RuntimeError: Critical checks failed — stopping pipeline.

## 🧯 Pattern 2: Quarantine Strategy – Summary

The Quarantine Strategy takes a flexible approach by allowing data pipelines to continue even when some records fail validation. Invalid rows are separated into a quarantine zone, while valid data proceeds as usual.

Each quarantined record is enriched with metadata — including error types, severity levels, and timestamps — enabling teams to analyze issues, track trends, and improve data quality over time.

This pattern is ideal for fast-paced environments like data lake ingestion or machine learning pipelines, where partial success is preferable to complete failure.

### ✅ Key Principles of the Quarantine Strategy

* Graceful Degradation: The pipeline continues to operate even when some data fails validation.
* Data Separation: Valid and invalid records are clearly split into two distinct outputs.
* Error Transparency: Failed records carry rich metadata (e.g., failed checks, timestamps, severity).
* Operational Resilience: Prevents small issues from blocking critical processes.
* Continuous Improvement: Enables teams to iteratively clean, monitor, and improve quarantined data.

### Implementation in SparkDQ

In [17]:
# Write good data
validation_result.pass_df().write.parquet("data/trusted-zone/")

# Write bad data
validation_result.fail_df().write.parquet("data//quarantine-zone/")

                                                                                

## ⚖️ Pattern 3: Hybrid Strategy – Quality Threshold
The Hybrid Strategy, also known as the Quality Threshold approach, combines the strengths of both the Fail-Fast and Quarantine patterns. Instead of aborting immediately or accepting all records, it allows a limited amount of bad data, but enforces a strict upper threshold for how much is tolerable.

This pattern is useful in scenarios where small data issues are acceptable, but major violations must still trigger a failure.
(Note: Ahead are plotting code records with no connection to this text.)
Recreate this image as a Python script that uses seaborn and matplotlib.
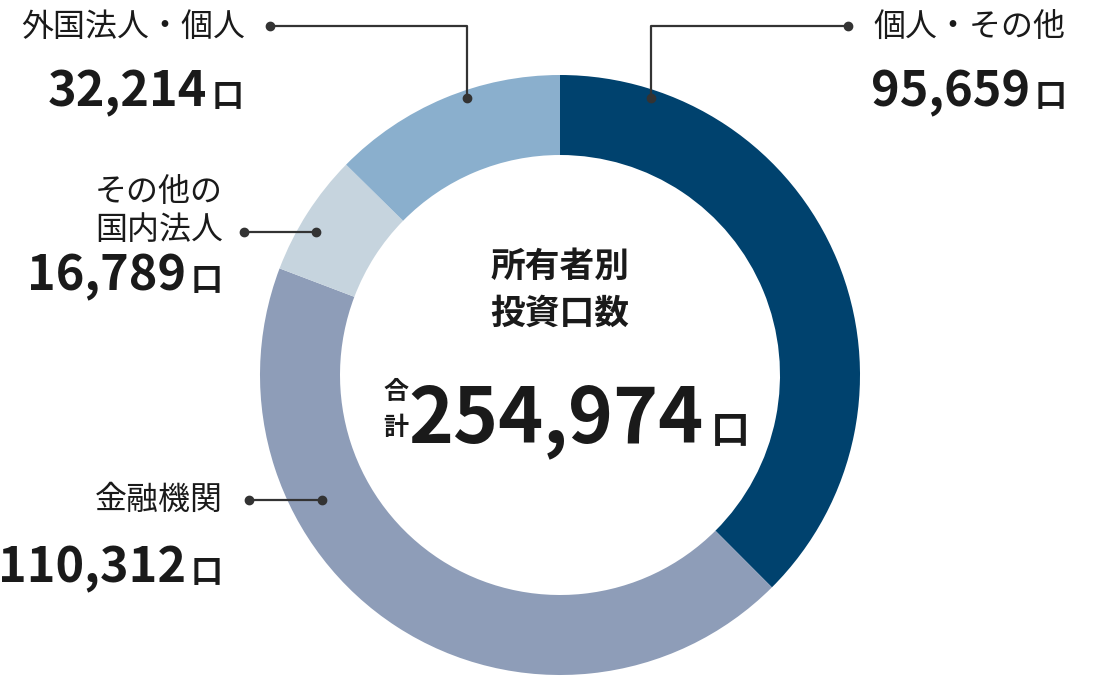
import seaborn as sns
import matplotlib.pyplot as plt

# 所有者別 投資口数
kategoriat = ["個人・その他", "金融機関", "その他の\n国内法人", "外国法人・個人"]
arvot = [95659, 110312, 16789, 32214]
varit = ["#00426e", "#8e9db8", "#c6d4de", "#8aafcd"]
yhteensa = sum(arvot)

sns.set_theme(style="white")
plt.rcParams['font.family'] = ['Noto Sans CJK JP', 'DejaVu Sans']

fig = plt.figure(figsize=(11.2, 6.76), dpi=100)
ax = fig.add_axes([0, 0, 1, 1])

# y-akseli käännetty, joten kulmat myös
ax.pie(arvot, colors=sns.color_palette(varit), center=(560, 375), radius=300,
       startangle=-90, counterclock=True,
       wedgeprops=dict(width=80, linewidth=0))
ax.set_xlim(0, 1120)
ax.set_ylim(676, 0)
ax.set_aspect('equal')
ax.axis('off')

teksti = "#1a1a1a"
viiva = "#333333"
nimikoko = 23

def johto(pisteet):
    xs = [p[0] for p in pisteet]
    ys = [p[1] for p in pisteet]
    ax.plot(xs, ys, color=viiva, lw=1.6, zorder=5)
    ax.plot([xs[0], xs[-1]], [ys[0], ys[-1]], "o", color=viiva, ms=6, zorder=6)

def luku(x, y, arvo, rako=37):
    # numero + pienempi 口 oikealle tasattuna
    ax.text(x, y, "口", ha="right", va="baseline", fontsize=23,
            fontweight="bold", color=teksti)
    ax.text(x - rako, y, f"{arvo:,}", ha="right", va="baseline", fontsize=35,
            fontweight="bold", color=teksti)

# 個人・その他
johto([(848, 26), (651, 26), (651, 98)])
ax.text(873, 27, kategoriat[0], ha="left", va="center", fontsize=nimikoko, color=teksti)
luku(1067, 106, arvot[0])

# 外国法人・個人
johto([(270, 26), (467, 26), (467, 98)])
ax.text(245, 27, kategoriat[3], ha="right", va="center", fontsize=nimikoko, color=teksti)
luku(244, 106, arvot[3])

# その他の国内法人
johto([(244, 232), (316, 232)])
ax.text(223, 211, kategoriat[2], ha="right", va="center", fontsize=nimikoko,
        color=teksti, linespacing=1.2)
luku(223, 290, arvot[2])

# 金融機関
johto([(249, 500), (322, 500)])
ax.text(223, 500, kategoriat[1], ha="right", va="center", fontsize=nimikoko, color=teksti)
luku(223, 582, arvot[1])

# keskiteksti
ax.text(560, 266, "所有者別", ha="center", va="center", fontsize=25,
        fontweight="bold", color=teksti)
ax.text(560, 313, "投資口数", ha="center", va="center", fontsize=25,
        fontweight="bold", color=teksti)
ax.text(396, 392, "合", ha="center", va="center", fontsize=18,
        fontweight="bold", color=teksti)
ax.text(396, 428, "計", ha="center", va="center", fontsize=18,
        fontweight="bold", color=teksti)
ax.text(704, 442, f"{yhteensa:,}", ha="right", va="baseline", fontsize=55,
        fontweight="bold", color=teksti)
ax.text(750, 442, "口", ha="right", va="baseline", fontsize=28,
        fontweight="bold", color=teksti)

fig.savefig("out.png", dpi=100)
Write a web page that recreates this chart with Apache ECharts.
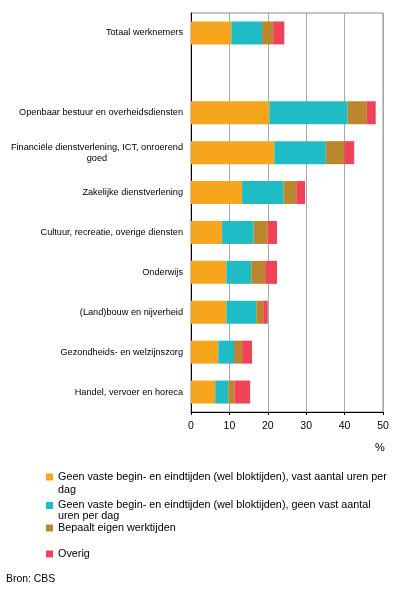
<!DOCTYPE html>
<html>
<head>
<meta charset="utf-8">
<script src="https://cdn.jsdelivr.net/npm/echarts@6/dist/echarts.min.js"></script>
<style>
  html, body { margin: 0; padding: 0; background: #fff; }
  #chart { width: 396px; height: 593px; }
</style>
</head>
<body>
<div id="chart"></div>
<script>
// categorieen (lege regel tussen totaal en sectoren)
var categories = [
  'Totaal werknemers',
  ' ',
  'Openbaar bestuur en overheidsdiensten',
  'Financiële dienstverlening, ICT, onroerend\ngoed',
  'Zakelijke dienstverlening',
  'Cultuur, recreatie, overige diensten',
  'Onderwijs',
  '(Land)bouw en nijverheid',
  'Gezondheids- en welzijnszorg',
  'Handel, vervoer en horeca'
];

var seriesNames = [
  'Geen vaste begin- en eindtijden (wel bloktijden), vast aantal uren per dag',
  'Geen vaste begin- en eindtijden (wel bloktijden), geen vast aantal uren per dag',
  'Bepaalt eigen werktijden',
  'Overig'
];
// zoals in de legenda afgebroken
var legendLines = [
  ['Geen vaste begin- en eindtijden (wel bloktijden), vast aantal uren per', 'dag'],
  ['Geen vaste begin- en eindtijden (wel bloktijden), geen vast aantal', 'uren per dag'],
  ['Bepaalt eigen werktijden'],
  ['Overig']
];

var vastAantal  = [10.5, null, 20.4, 21.7, 13.3, 8.1, 9.2, 9.2, 7.1, 6.3];
var geenVast    = [8.0,  null, 20.4, 13.4, 10.8, 8.2, 6.5, 7.8, 4.1, 3.4];
var eigenTijden = [2.9,  null, 5.0,  4.8,  3.3,  3.7, 3.6, 1.8, 2.1, 1.6];
var overig      = [2.9,  null, 2.3,  2.6,  2.3,  2.4, 3.1, 1.2, 2.6, 4.1];

var xTicks = [0, 10, 20, 30, 40, 50];
var colors = ['#f8a51e', '#1fbcc6', '#ba872f', '#f0435a'];

var sans = '"Liberation Sans", Arial, sans-serif';

var chart = echarts.init(document.getElementById('chart'));

var values = [vastAantal, geenVast, eigenTijden, overig];
var series = seriesNames.map(function (name, i) {
  return {
    name: name,
    type: 'bar',
    stack: 'totaal',
    barWidth: 23,
    itemStyle: { color: colors[i] },
    emphasis: { disabled: true },
    data: values[i]
  };
});

// elke legenda apart, zodat het blokje bij de eerste regel staat
var legendTops = [456.75, 489, 521.25, 547.25];
var legendLineHeights = [13.5, 11, 13.5, 13.5];
var legends = seriesNames.map(function (name, i) {
  var lines = legendLines[i];
  return {
    left: 46,
    top: legendTops[i],
    padding: 0,
    icon: 'rect',
    itemWidth: 7,
    itemHeight: 7,
    selectedMode: false,
    data: [name],
    formatter: function () {
      return lines.length > 1 ? '\n' + lines.join('\n') : lines[0];
    },
    textStyle: {
      fontFamily: sans,
      fontSize: 10.8,
      lineHeight: legendLineHeights[i],
      color: '#000'
    }
  };
});

chart.setOption({
  animation: false,
  color: colors,
  grid: {
    left: 191,
    right: 13,
    top: 13,
    bottom: 181,
    outerBoundsMode: 'none',
    show: true,
    borderColor: '#8a8a8a',
    borderWidth: 1
  },
  title: {
    text: 'Bron: CBS',
    left: 6,
    top: 574,
    padding: 0,
    textStyle: { fontFamily: sans, fontSize: 10.4, fontWeight: 'normal', color: '#000' }
  },
  legend: legends,
  xAxis: {
    type: 'value',
    min: xTicks[0],
    max: xTicks[xTicks.length - 1],
    interval: 10,
    name: '%',
    nameLocation: 'end',
    nameGap: -3,
    nameTextStyle: {
      fontFamily: sans,
      fontSize: 11,
      color: '#000',
      align: 'center',
      verticalAlign: 'top',
      padding: [30, 0, 0, 0]
    },
    axisLine: { show: true, lineStyle: { color: '#000', width: 1 } },
    axisTick: { show: true, length: 3, lineStyle: { color: '#000' } },
    axisLabel: {
      margin: 9,
      color: '#000',
      fontFamily: sans,
      fontSize: 10.5
    },
    splitLine: { show: true, lineStyle: { color: '#a8a8a8', width: 1 } }
  },
  yAxis: {
    type: 'category',
    inverse: true,
    data: categories,
    axisLine: { show: true, lineStyle: { color: '#000', width: 1 } },
    axisTick: { show: false },
    splitLine: { show: false },
    axisLabel: {
      interval: 0,
      margin: 8,
      color: '#000',
      fontFamily: sans,
      fontSize: 9.2,
      lineHeight: 11,
      formatter: function (v) {
        var p = v.split('\n');
        return p.length > 1 ? p[0] + '\n{c|' + p[1] + '}' : v;
      },
      rich: {
        c: { align: 'center', fontFamily: sans, fontSize: 9.2, lineHeight: 11, color: '#000' }
      }
    }
  },
  series: series
});
</script>
</body>
</html>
It offers a balanced trade-off between reliability and flexibility.

### ✅ Key Principles of the Hybrid Strategy

* Controlled Tolerance: Defines an acceptable error ratio (e.g., 20%) that should not be exceeded.
* Automated Decision Logic: Validation results are programmatically evaluated post-check.
* Conditional Continuation: The pipeline proceeds only if the error ratio is within safe limits.
* Balanced Risk Management: Avoids full pipeline stops due to a few bad records, while still protecting against large-scale issues.
* Customizable Thresholds: Different pipelines or datasets can define their own risk appetite.
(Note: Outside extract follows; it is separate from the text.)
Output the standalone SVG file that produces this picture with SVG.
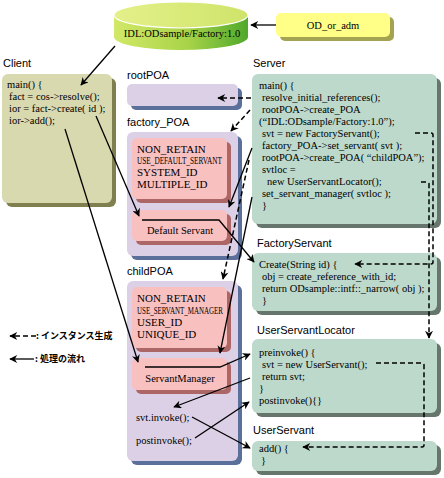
<svg xmlns="http://www.w3.org/2000/svg" width="444" height="478" viewBox="0 0 444 478">
<style>
.lbl{font-family:"Liberation Sans",Arial,sans-serif;font-size:11px;fill:#000}
.code{font-family:"Liberation Serif","Times New Roman",serif;font-size:10.5px;fill:#000}
.pol{font-family:"Liberation Serif","Times New Roman",serif;font-size:11px;fill:#000}
.polS{font-family:"Liberation Serif","Times New Roman",serif;font-size:9.5px;fill:#000}
.ln{fill:none;stroke:#000;stroke-width:1.3}
.dash{fill:none;stroke:#000;stroke-width:1.5;stroke-dasharray:5 3}
.cl{fill:#d9d9b0}.clS{fill:#7f7f4f}
.gr{fill:#bcd9cc}.grS{fill:#66766d}
.poa{fill:#dcd0e6}.poaS{fill:#5a6f9a}
.pk{fill:#f9c0c0}.pkS{fill:#ad6666}
.yl{fill:#ffff88}.ylS{fill:#a3a352}
.jp{font-family:"Noto Sans CJK JP","Liberation Sans",sans-serif;font-size:9px;font-weight:bold;fill:#000}
</style>
<defs>
<marker id="ah" viewBox="0 0 10 10" markerUnits="userSpaceOnUse" markerWidth="9" markerHeight="8" refX="9" refY="5" orient="auto">
<path d="M0,0 L10,5 L0,10 L3,5 z" fill="#000"/>
</marker>
<linearGradient id="cylBody" x1="0" y1="0" x2="1" y2="0">
<stop offset="0" stop-color="#d2e868"/>
<stop offset="0.55" stop-color="#a8d448"/>
<stop offset="1" stop-color="#4fa82c"/>
</linearGradient>
<linearGradient id="cylTop" x1="0" y1="0" x2="1" y2="0">
<stop offset="0" stop-color="#e4f08a"/>
<stop offset="1" stop-color="#cfe46a"/>
</linearGradient>
</defs>

<g id="repository">
<path d="M114,15 V37 A67,13 0 0 0 248,37 V15 Z" fill="url(#cylBody)"/>
<ellipse cx="181" cy="15" rx="67" ry="13" fill="url(#cylTop)" stroke="#ffffff" stroke-width="1.2"/>
<text class="code" x="182" y="37" text-anchor="middle">IDL:ODsample/Factory:1.0</text>
</g>

<g id="od_or_adm">
<rect class="ylS" x="280" y="17" width="114" height="24" rx="5"/>
<rect class="yl" x="276" y="13" width="114" height="24" rx="5"/>
<text class="code" x="333" y="29" text-anchor="middle">OD_or_adm</text>
</g>

<g id="client">
<text class="lbl" x="3" y="67">Client</text>
<rect class="clS" x="6" y="78" width="110" height="129" rx="6"/>
<rect class="cl" x="2" y="74" width="110" height="129" rx="6"/>
<text class="code" x="7" y="88">main() {</text>
<text class="code" x="9" y="100">fact = cos-&gt;resolve();</text>
<text class="code" x="9" y="112">ior = fact-&gt;create( id );</text>
<text class="code" x="9" y="124">ior-&gt;add();</text>
</g>

<g id="server">
<text class="lbl" x="253" y="67">Server</text>
<rect class="grS" x="256" y="78" width="185" height="150" rx="6"/>
<rect class="gr" x="252" y="74" width="185" height="150" rx="6"/>
<text class="code" x="259" y="89">main() {</text>
<text class="code" x="262" y="101">resolve_initial_references();</text>
<text class="code" x="262" y="113">rootPOA-&gt;create_POA</text>
<text class="code" x="259" y="125">(“IDL:ODsample/Factory:1.0”);</text>
<text class="code" x="262" y="137">svt = new FactoryServant();</text>
<text class="code" x="262" y="149">factory_POA-&gt;set_servant( svt );</text>
<text class="code" x="262" y="161">rootPOA-&gt;create_POA( “childPOA”);</text>
<text class="code" x="262" y="173">svtloc =</text>
<text class="code" x="267" y="185">new UserServantLocator();</text>
<text class="code" x="262" y="197">set_servant_manager( svtloc );</text>
<text class="code" x="262" y="209">}</text>
</g>

<g id="rootPOA">
<text class="lbl" x="127" y="79">rootPOA</text>
<rect class="poaS" x="131" y="88" width="111" height="22" rx="5"/>
<rect class="poa" x="127" y="84" width="111" height="22" rx="5"/>
</g>

<g id="factory_POA">
<text class="lbl" x="127" y="126">factory_POA</text>
<rect class="poaS" x="131" y="136" width="111" height="124" rx="6"/>
<rect class="poa" x="127" y="132" width="111" height="124" rx="6"/>
<rect class="pkS" x="136" y="142" width="95" height="61" rx="5"/>
<rect class="pk" x="132" y="138" width="95" height="61" rx="5"/>
<text class="pol" x="137" y="153">NON_RETAIN</text>
<text class="polS" x="137" y="164" textLength="85" lengthAdjust="spacingAndGlyphs">USE_DEFAULT_SERVANT</text>
<text class="pol" x="137" y="176">SYSTEM_ID</text>
<text class="pol" x="137" y="188">MULTIPLE_ID</text>
</g>

<g id="default_servant">
<rect class="pkS" x="136" y="214" width="95" height="31" rx="5"/>
<rect class="pk" x="132" y="210" width="95" height="31" rx="5"/>
<text class="code" x="180" y="234" text-anchor="middle">Default Servant</text>
</g>

<g id="childPOA">
<text class="lbl" x="127" y="275">childPOA</text>
<rect class="poaS" x="131" y="285" width="111" height="180" rx="6"/>
<rect class="poa" x="127" y="281" width="111" height="180" rx="6"/>
<rect class="pkS" x="136" y="291" width="95" height="61" rx="5"/>
<rect class="pk" x="132" y="287" width="95" height="61" rx="5"/>
<text class="pol" x="137" y="302">NON_RETAIN</text>
<text class="polS" x="137" y="314" textLength="86" lengthAdjust="spacingAndGlyphs">USE_SERVANT_MANAGER</text>
<text class="pol" x="137" y="326">USER_ID</text>
<text class="pol" x="137" y="338">UNIQUE_ID</text>
<text class="code" x="136" y="421">svt.invoke();</text>
<text class="code" x="136" y="444">postinvoke();</text>
</g>

<g id="servant_manager">
<rect class="pkS" x="136" y="362" width="95" height="32" rx="5"/>
<rect class="pk" x="132" y="358" width="95" height="32" rx="5"/>
<text class="code" x="180" y="382" text-anchor="middle">ServantManager</text>
</g>

<g id="factory_servant">
<text class="lbl" x="257" y="247">FactoryServant</text>
<rect class="grS" x="256" y="257" width="185" height="58" rx="6"/>
<rect class="gr" x="252" y="253" width="185" height="58" rx="6"/>
<text class="code" x="259" y="268">Create(String id) {</text>
<text class="code" x="262" y="280">obj = create_reference_with_id;</text>
<text class="code" x="262" y="292">return ODsample::intf::_narrow( obj );</text>
<text class="code" x="262" y="304">}</text>
</g>

<g id="user_servant_locator">
<text class="lbl" x="257" y="334">UserServantLocator</text>
<rect class="grS" x="256" y="343" width="185" height="74" rx="6"/>
<rect class="gr" x="252" y="339" width="185" height="74" rx="6"/>
<text class="code" x="259" y="356">preinvoke() {</text>
<text class="code" x="262" y="368">svt = new UserServant();</text>
<text class="code" x="262" y="380">return svt;</text>
<text class="code" x="259" y="392">}</text>
<text class="code" x="259" y="404">postinvoke(){}</text>
</g>

<g id="user_servant">
<text class="lbl" x="253" y="434">UserServant</text>
<rect class="grS" x="256" y="445" width="185" height="30" rx="6"/>
<rect class="gr" x="252" y="441" width="185" height="30" rx="6"/>
<text class="code" x="259" y="452">add() {</text>
<text class="code" x="261" y="464">}</text>
</g>

<g id="legend">
<text class="jp" x="36" y="339">: インスタンス生成</text>
<text class="jp" x="35" y="362">: 処理の流れ</text>
</g>

<g id="connectors">
<path class="ln" d="M115,46 L81,85" marker-end="url(#ah)"/>
<path class="ln" d="M276,25 L251,25" marker-end="url(#ah)"/>
<path class="ln" d="M96,116 L139,216" marker-end="url(#ah)"/>
<path class="ln" d="M142,220 H219 L254,262" marker-end="url(#ah)"/>
<path class="ln" d="M65,129 L138,362" marker-end="url(#ah)"/>
<path class="ln" d="M145,367 H220 L250,354" marker-end="url(#ah)"/>
<path class="ln" d="M250,378 L174,407" marker-end="url(#ah)"/>
<path class="ln" d="M192,417 L250,448" marker-end="url(#ah)"/>
<path class="ln" d="M195,438 L249,402" marker-end="url(#ah)"/>
<path class="ln" d="M252,148 L229,207" marker-end="url(#ah)"/>
<path class="ln" d="M252,197 L220,353" marker-end="url(#ah)"/>
<path class="dash" d="M251,98 L218,98" marker-end="url(#ah)"/>
<path class="dash" d="M250,110 L231,131" marker-end="url(#ah)"/>
<path class="dash" d="M249,160 L223,279" marker-end="url(#ah)"/>
<path class="dash" d="M415,133 H431 Q433,133 433,135 V262 Q433,264 431,264 H355" marker-end="url(#ah)"/>
<path class="dash" d="M421,182 H427 Q429,182 429,184 V338" marker-end="url(#ah)"/>
<path class="dash" d="M376,363 H422 Q424,363 424,365 V445 Q424,447 422,447 H303" marker-end="url(#ah)"/>
<path class="dash" d="M36,336 L10,336" marker-end="url(#ah)"/>
<path class="ln" d="M34,359 L10,359" marker-end="url(#ah)"/>
</g>
</svg>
### Implementation in SparkDQ


In [21]:
if summary.pass_rate < 0.8:
    raise RuntimeError("Pass ratio is too low.")

validation_result.pass_df().write.parquet("data/trusted-zone/", mode="overwrite")
validation_result.fail_df().write.parquet("data//quarantine-zone/", mode="overwrite")
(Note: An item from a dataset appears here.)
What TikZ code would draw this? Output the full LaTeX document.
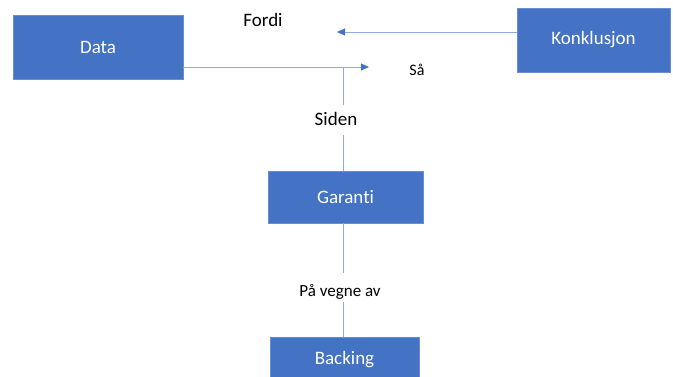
\documentclass[tikz,border=0pt]{standalone}
\usepackage{fontspec}
\setmainfont{Carlito}[Ligatures={NoCommon}]
\usetikzlibrary{arrows.meta}
\definecolor{boxblue}{HTML}{4472C4}
\definecolor{linkblue}{HTML}{8FAADC}
\tikzset{
  block/.style={fill=boxblue, draw=boxblue!80!white, line width=0.6pt, text=white,
    font=\fontsize{19}{22}\selectfont, inner sep=0pt},
  wordtxt/.style={text=black, font=\fontsize{19}{22}\selectfont, inner sep=0pt},
  link/.style={draw=linkblue, line width=1pt},
  tip/.style={-{Triangle[length=8pt,width=7pt,color=boxblue,fill=boxblue]}}
}
\begin{document}
\begin{tikzpicture}[x=1pt,y=-1pt]
  \useasboundingbox (0,0) rectangle (673,376);
  % boxes
  \node[block, minimum width=170pt, minimum height=64pt] (data) at (98,47) {Data};
  \node[block, minimum width=153pt, minimum height=64pt] (konk) at (593.5,40) {Konklusjon};
  \node[block, minimum width=155pt, minimum height=52pt] (gar) at (345.5,197) {Garanti};
  \node[block, minimum width=149pt, minimum height=44pt, anchor=north] (back) at (344.5,337) {Backing};
  % words along the links
  \node[wordtxt] (fordi) at (263,20) {Fordi};
  \node[wordtxt, font=\fontsize{16}{19}\selectfont] (saa) at (417,70) {Så};
  \node[wordtxt] (siden) at (336,119) {Siden};
  \node[wordtxt, font=\fontsize{17}{20}\selectfont] (vegne) at (340,292) {På vegne av};
  % connectors
  \coordinate (fordiend) at (337,32);
  \coordinate (saaend) at (369,67);
  \coordinate (joint) at (343,67);
  \coordinate (sidenA) at (343,105);
  \coordinate (sidenB) at (343,135);
  \coordinate (vegneA) at (343,273);
  \coordinate (vegneB) at (343,302);
  \draw[link, tip] (konk.west |- fordiend) -- (fordiend);
  \draw[link, tip] (data.east |- saaend) -- (saaend);
  \draw[link] (joint) -- (sidenA);
  \draw[link] (sidenB) -- (gar.north -| sidenB);
  \draw[link] (gar.south -| vegneA) -- (vegneA);
  \draw[link] (vegneB) -- (back.north -| vegneB);
\end{tikzpicture}
\end{document}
                                                                                

## 🔁 Conclusion
Data quality is not a one-size-fits-all discipline — it requires thoughtful strategies tailored to the context, data maturity, and business criticality of each pipeline.

With SparkDQ, you can implement a wide range of validation patterns natively in PySpark:

* Use Fail-Fast when correctness is paramount and every violation is a blocker.
* Apply the Quarantine Strategy to build resilient systems that isolate and enrich invalid records without halting execution.
* Leverage the Hybrid Quality Threshold to balance flexibility and control — accepting some bad data, but never too much.

These patterns are not mutually exclusive. A single pipeline might use all three at different stages, depending on the purpose and reliability requirements of each component.

Ultimately, SparkDQ empowers data teams to move from ad-hoc data checks to structured, testable, and observable validation logic — enabling safer pipelines, faster debugging, and better collaboration between producers and consumers.